### DESCRIPTION OF THE TASK:
Copy each line of the data below exactly, leaving out pictures.

## Begin DATA

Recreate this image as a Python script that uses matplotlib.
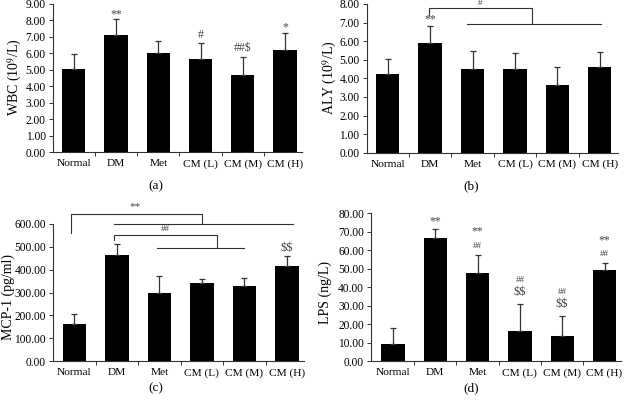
import matplotlib
matplotlib.use("Agg")
import matplotlib.pyplot as plt
import numpy as np

plt.rcParams['font.family'] = ['Liberation Serif', 'DejaVu Serif']
plt.rcParams['mathtext.fontset'] = 'stix'

categories = ["Normal", "DM", "Met", "CM (L)", "CM (M)", "CM (H)"]

wbc_mean = [5.05, 7.10, 6.05, 5.69, 4.68, 6.19]
wbc_err = [0.90, 0.98, 0.69, 0.93, 1.11, 1.06]
wbc_marks = ["", "**", "", "#", "##$", "*"]

aly_mean = [4.23, 5.88, 4.48, 4.48, 3.62, 4.61]
aly_err = [0.81, 0.95, 1.01, 0.90, 1.01, 0.79]
aly_marks = ["", "**", "", "", "", ""]

mcp_mean = [163, 464, 299, 343, 327, 415]
mcp_err = [41, 48, 73, 15, 36, 43]
mcp_marks = ["", "", "", "", "", "$$"]

lps_mean = [9.2, 66.8, 47.9, 16.6, 13.5, 49.2]
lps_err = [8.6, 4.7, 9.6, 14.2, 10.8, 4.0]
lps_marks_top = ["", "**", "**", "##", "##", "**"]
lps_marks_bot = ["", "", "##", "$$", "$$", "##"]

W, H = 626, 401
fig = plt.figure(figsize=(W / 100, H / 100), dpi=100)

LINE = '#333333'
MARK = '#444444'


def px_axes(l, r, top, bottom):
    return fig.add_axes([l / W, 1 - bottom / H, (r - l) / W, (bottom - top) / H])


def draw_panel(ax, means, errs, ymax, step, xlim):
    x = np.arange(len(categories))
    ax.bar(x, means, width=0.55, color='black', zorder=2)
    lower = np.zeros(len(errs))
    ax.errorbar(x, means, yerr=[lower, errs], fmt='none', ecolor=LINE,
                elinewidth=0.9, capsize=2, capthick=0.9, zorder=3)
    ax.set_xlim(*xlim)
    ax.set_ylim(0, ymax)
    ticks = np.arange(0, ymax + step / 2, step)
    ax.set_yticks(ticks)
    ax.set_yticklabels([f"{v:.2f}" for v in ticks])
    ax.set_xticks(x)
    ax.set_xticklabels(categories)
    ax.set_xticks(np.arange(0.5, len(categories) - 0.5, 1), minor=True)
    ax.tick_params(axis='x', which='major', length=0, pad=5, labelsize=8.2)
    ax.tick_params(axis='x', which='minor', length=3, width=0.7, color=LINE, direction='out')
    ax.tick_params(axis='y', length=3, width=0.7, color=LINE, direction='out', labelsize=8.3, pad=2)
    for s in ['top', 'right']:
        ax.spines[s].set_visible(False)
    for s in ['left', 'bottom']:
        ax.spines[s].set_color(LINE)
        ax.spines[s].set_linewidth(0.8)
    return x


def bracket(ax, pts):
    xs, ys = zip(*pts)
    ax.plot(xs, ys, color=LINE, lw=0.8, clip_on=False, zorder=4)


def mark(ax, x, y, s, fs):
    ax.text(x, y, s, ha='center', va='center', fontsize=fs, color=MARK,
            clip_on=False, parse_math=False)


# (a)
axa = px_axes(52.7, 302, 4, 152.3)
xa = draw_panel(axa, wbc_mean, wbc_err, 9, 1, (-0.5, 5.4))
marks_y_a = [0, 8.40, 0, 7.13, 6.32, 7.57]
for i, m in enumerate(wbc_marks):
    if m:
        mark(axa, xa[i], marks_y_a[i], m, 8.5)

# (b)
axb = px_axes(366.5, 618, 4, 152.7)
xb = draw_panel(axb, aly_mean, aly_err, 8, 1, (-0.5, 5.43))
mark(axb, xb[1], 7.15, aly_marks[1], 8.5)
bracket(axb, [(0.97, 7.41), (0.97, 7.77), (3.40, 7.77), (3.40, 6.92)])
bracket(axb, [(1.88, 6.92), (5.04, 6.92)])
mark(axb, 2.18, 8.05, "#", 6.5)

# (c)
axc = px_axes(53, 304, 224, 361)
xc = draw_panel(axc, mcp_mean, mcp_err, 600, 100, (-0.5, 5.4))
mark(axc, xc[5], 493, mcp_marks[5], 9)
bracket(axc, [(-0.08, 559), (-0.08, 644), (3.0, 644), (3.0, 600)])
bracket(axc, [(0.94, 600), (5.15, 600)])
bracket(axc, [(0.94, 530), (0.94, 552), (3.36, 552), (3.36, 493)])
bracket(axc, [(1.94, 493), (3.99, 493)])
mark(axc, 1.43, 674, "**", 8)
mark(axc, 2.13, 578, "##", 6.5)

# (d)
axd = px_axes(371, 621, 213.3, 361.3)
xd = draw_panel(axd, lps_mean, lps_err, 80, 10, (-0.52, 5.39))
top_y = [0, 75.5, 70.1, 44.1, 37.7, 65.6]
bot_y = [0, 0, 62.3, 37.3, 31.2, 57.8]
for i in range(len(categories)):
    if lps_marks_top[i]:
        fs = 6.5 if lps_marks_top[i] == "##" else 8.5
        mark(axd, xd[i], top_y[i], lps_marks_top[i], fs)
    if lps_marks_bot[i]:
        fs = 6.5 if lps_marks_bot[i] == "##" else 9
        mark(axd, xd[i], bot_y[i], lps_marks_bot[i], fs)

# y labels
YL = 10
fig.text(15 / W, 1 - 77 / H, "WBC (10$^{9}$/L)", rotation=90, ha='center', va='center', fontsize=YL)
fig.text(330 / W, 1 - 78 / H, "ALY (10$^{9}$/L)", rotation=90, ha='center', va='center', fontsize=YL)
fig.text(8 / W, 1 - 297 / H, "MCP-1 (pg/ml)", rotation=90, ha='center', va='center', fontsize=YL)
fig.text(325 / W, 1 - 293 / H, "LPS (ng/L)", rotation=90, ha='center', va='center', fontsize=YL)

# panel labels
for lx, ly, t in [(156, 186, "(a)"), (471, 186, "(b)"), (156, 388, "(c)"), (471, 388, "(d)")]:
    fig.text(lx / W, 1 - ly / H, t, ha='center', va='center', fontsize=9.5)

fig.savefig("out.png", dpi=100)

## End DATA

### ANSWER FOR THE TASK:
Recreate this image as a Python script that uses matplotlib.
import matplotlib
matplotlib.use("Agg")
import matplotlib.pyplot as plt
import numpy as np

plt.rcParams['font.family'] = ['Liberation Serif', 'DejaVu Serif']
plt.rcParams['mathtext.fontset'] = 'stix'

categories = ["Normal", "DM", "Met", "CM (L)", "CM (M)", "CM (H)"]

wbc_mean = [5.05, 7.10, 6.05, 5.69, 4.68, 6.19]
wbc_err = [0.90, 0.98, 0.69, 0.93, 1.11, 1.06]
wbc_marks = ["", "**", "", "#", "##$", "*"]

aly_mean = [4.23, 5.88, 4.48, 4.48, 3.62, 4.61]
aly_err = [0.81, 0.95, 1.01, 0.90, 1.01, 0.79]
aly_marks = ["", "**", "", "", "", ""]

mcp_mean = [163, 464, 299, 343, 327, 415]
mcp_err = [41, 48, 73, 15, 36, 43]
mcp_marks = ["", "", "", "", "", "$$"]

lps_mean = [9.2, 66.8, 47.9, 16.6, 13.5, 49.2]
lps_err = [8.6, 4.7, 9.6, 14.2, 10.8, 4.0]
lps_marks_top = ["", "**", "**", "##", "##", "**"]
lps_marks_bot = ["", "", "##", "$$", "$$", "##"]

W, H = 626, 401
fig = plt.figure(figsize=(W / 100, H / 100), dpi=100)

LINE = '#333333'
MARK = '#444444'


def px_axes(l, r, top, bottom):
    return fig.add_axes([l / W, 1 - bottom / H, (r - l) / W, (bottom - top) / H])


def draw_panel(ax, means, errs, ymax, step, xlim):
    x = np.arange(len(categories))
    ax.bar(x, means, width=0.55, color='black', zorder=2)
    lower = np.zeros(len(errs))
    ax.errorbar(x, means, yerr=[lower, errs], fmt='none', ecolor=LINE,
                elinewidth=0.9, capsize=2, capthick=0.9, zorder=3)
    ax.set_xlim(*xlim)
    ax.set_ylim(0, ymax)
    ticks = np.arange(0, ymax + step / 2, step)
    ax.set_yticks(ticks)
    ax.set_yticklabels([f"{v:.2f}" for v in ticks])
    ax.set_xticks(x)
    ax.set_xticklabels(categories)
    ax.set_xticks(np.arange(0.5, len(categories) - 0.5, 1), minor=True)
    ax.tick_params(axis='x', which='major', length=0, pad=5, labelsize=8.2)
    ax.tick_params(axis='x', which='minor', length=3, width=0.7, color=LINE, direction='out')
    ax.tick_params(axis='y', length=3, width=0.7, color=LINE, direction='out', labelsize=8.3, pad=2)
    for s in ['top', 'right']:
        ax.spines[s].set_visible(False)
    for s in ['left', 'bottom']:
        ax.spines[s].set_color(LINE)
        ax.spines[s].set_linewidth(0.8)
    return x


def bracket(ax, pts):
    xs, ys = zip(*pts)
    ax.plot(xs, ys, color=LINE, lw=0.8, clip_on=False, zorder=4)


def mark(ax, x, y, s, fs):
    ax.text(x, y, s, ha='center', va='center', fontsize=fs, color=MARK,
            clip_on=False, parse_math=False)


# (a)
axa = px_axes(52.7, 302, 4, 152.3)
xa = draw_panel(axa, wbc_mean, wbc_err, 9, 1, (-0.5, 5.4))
marks_y_a = [0, 8.40, 0, 7.13, 6.32, 7.57]
for i, m in enumerate(wbc_marks):
    if m:
        mark(axa, xa[i], marks_y_a[i], m, 8.5)

# (b)
axb = px_axes(366.5, 618, 4, 152.7)
xb = draw_panel(axb, aly_mean, aly_err, 8, 1, (-0.5, 5.43))
mark(axb, xb[1], 7.15, aly_marks[1], 8.5)
bracket(axb, [(0.97, 7.41), (0.97, 7.77), (3.40, 7.77), (3.40, 6.92)])
bracket(axb, [(1.88, 6.92), (5.04, 6.92)])
mark(axb, 2.18, 8.05, "#", 6.5)

# (c)
axc = px_axes(53, 304, 224, 361)
xc = draw_panel(axc, mcp_mean, mcp_err, 600, 100, (-0.5, 5.4))
mark(axc, xc[5], 493, mcp_marks[5], 9)
bracket(axc, [(-0.08, 559), (-0.08, 644), (3.0, 644), (3.0, 600)])
bracket(axc, [(0.94, 600), (5.15, 600)])
bracket(axc, [(0.94, 530), (0.94, 552), (3.36, 552), (3.36, 493)])
bracket(axc, [(1.94, 493), (3.99, 493)])
mark(axc, 1.43, 674, "**", 8)
mark(axc, 2.13, 578, "##", 6.5)

# (d)
axd = px_axes(371, 621, 213.3, 361.3)
xd = draw_panel(axd, lps_mean, lps_err, 80, 10, (-0.52, 5.39))
top_y = [0, 75.5, 70.1, 44.1, 37.7, 65.6]
bot_y = [0, 0, 62.3, 37.3, 31.2, 57.8]
for i in range(len(categories)):
    if lps_marks_top[i]:
        fs = 6.5 if lps_marks_top[i] == "##" else 8.5
        mark(axd, xd[i], top_y[i], lps_marks_top[i], fs)
    if lps_marks_bot[i]:
        fs = 6.5 if lps_marks_bot[i] == "##" else 9
        mark(axd, xd[i], bot_y[i], lps_marks_bot[i], fs)

# y labels
YL = 10
fig.text(15 / W, 1 - 77 / H, "WBC (10$^{9}$/L)", rotation=90, ha='center', va='center', fontsize=YL)
fig.text(330 / W, 1 - 78 / H, "ALY (10$^{9}$/L)", rotation=90, ha='center', va='center', fontsize=YL)
fig.text(8 / W, 1 - 297 / H, "MCP-1 (pg/ml)", rotation=90, ha='center', va='center', fontsize=YL)
fig.text(325 / W, 1 - 293 / H, "LPS (ng/L)", rotation=90, ha='center', va='center', fontsize=YL)

# panel labels
for lx, ly, t in [(156, 186, "(a)"), (471, 186, "(b)"), (156, 388, "(c)"), (471, 388, "(d)")]:
    fig.text(lx / W, 1 - ly / H, t, ha='center', va='center', fontsize=9.5)

fig.savefig("out.png", dpi=100)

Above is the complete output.